# Introducing the Strauss-Kurtág Index!



## Nereffid (Feb 6, 2013)

I posted recently about my attempts to identify connections between liking one composer and liking another (thread here), based on the results of my composer polls.

_Usual caveat: don't take this too seriously!_
One thing we can explore in the data is how _unlikely_ it is that someone who likes composer A will also like composer B. I got to wondering, is there a really good pair of composers that seem very incompatible? I wanted to find 2 composers that are relatively close to each other in terms of popularity (i.e., the same proportion of people say they like those composers) but with very little overlap in their audience.
I reckoned the best contrast would be to pick one "difficult" modernist composer and one from the most popular musical period (i.e. the 19th century) who is _also_ at the "lighter" end of the scale.
There were a few interesting candidates, but the neatest choice seemed to be Gyorgy Kurtág and Johann Strauss I. About 27% of voters like Kurtág, and about 28% like Strauss, which puts them very close together and comfortably in the top 200 most popular composers. But only 16% of people who like Kurtág also like Strauss, and only 14% of people who like Strauss also like Kurtág.

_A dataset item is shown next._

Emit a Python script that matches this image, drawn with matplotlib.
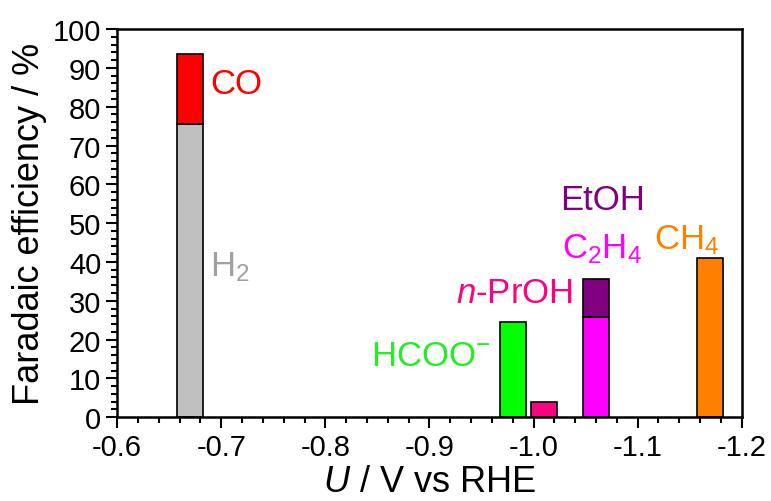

So, what happens when you take another composer, let's say Beethoven, and compare him with Strauss and Kurtág?
Well, 30% of people who like Beethoven also like Strauss, and 24% of people who like Beethoven also like Kurtág. Subtract the Kurtág figure from the Strauss figure, and you get 6: Beethoven's "*Strauss-Kurtág number*"!

It then becomes a simple matter to calculate the Strauss-Kurtág number for all the composers in my polls. I've only done it for the top 300 composers in the rankings (an arbitrary cutoff, but the lower you go, the less extrapolatable the figures).

So here's the composers with the highest Strauss-Kurtág numbers:
1. Strauss, Johann I (86)
2. Salieri, Antonio (56)
3. Sarasate, Pablo (56)
4. Suppé, Franz von (53)
5. Lehár, Franz (48)
6. Gounod, Charles (46)
7. Strauss, Johann II (44)
8. Offenbach, Jacques (44)
9. Humperdinck, Engelbert (43)
10. Chabrier, Emmanuel (41)

And here's the composers with the lowest:
291. Dallapiccola, Luigi (-51)
292. Xenakis, Iannis (-52)
293. Rihm, Wolfgang (-56)
294. Lachenmann, Helmut (-56)
295. Eötvös, Péter (-57)
296. Ferneyhough, Brian (-60)
297. Scelsi, Giacinto (-63)
298. Nono, Luigi (-68)
299. Grisey, Gérard (-70)
300. Kurtág, György (-84)

I propose that in all future discussions of modernist music or of popular classical music, every participant must first disclose the average Strauss-Kurtág score of their 10 favourite composers so that everyone will know how seriously to take their opinion. :devil:

The full list is here: https://sites.google.com/site/nereffid/composers-strauss-kurtag-index


----------



## Nereffid (Feb 6, 2013)

Here's the top 10 composers in the rankings, and their Strauss-Kurtág number:
1. Beethoven, Ludwig van (6)
2. Mahler, Gustav (5)
3. Bach, Johann Sebastian (6)
4. Dvořák, Antonín (6)
5. Mozart, Wolfgang Amadeus (9)
6. Sibelius, Jean (3)
7. Schubert, Franz (3)
8. Prokofiev, Sergei (6)
9. Rachmaninoff, Sergei (6)
10. Ravel, Maurice (4)

Let's look at the 10 highest-placed composers whose number is negative:
1. Stravinsky, Igor (-2)
2. Bartók, Béla (-2)
3. Scriabin, Alexander (-2)
4. Janáček, Leoš (-3)
5. Britten, Benjamin (-2)
6. Ives, Charles (-1)
7. Berg, Alban (-11)
8. Rameau, Jean-Philippe (-4)
9. Schoenberg, Arnold (-18)
10. Monteverdi, Claudio (-9)

The appearance of Rameau and Monteverdi on that list indicates it's not just about modern music. In fact, most composers active before the 18th century get a negative Strauss-Kurtág number, and some fairly substantial ones, too. Two standouts: Gesualdo has a Strauss-Kurtág number of -31, while Pérotin's is -37.
To me, this supports a claim I've been making for a while: that the group of people who Don't Like Modern Music includes a substantial number who also Don't Like Medieval, Renaissance Or Early Baroque Music But For Some Reason Never Complain About Those Kinds Of Music.


----------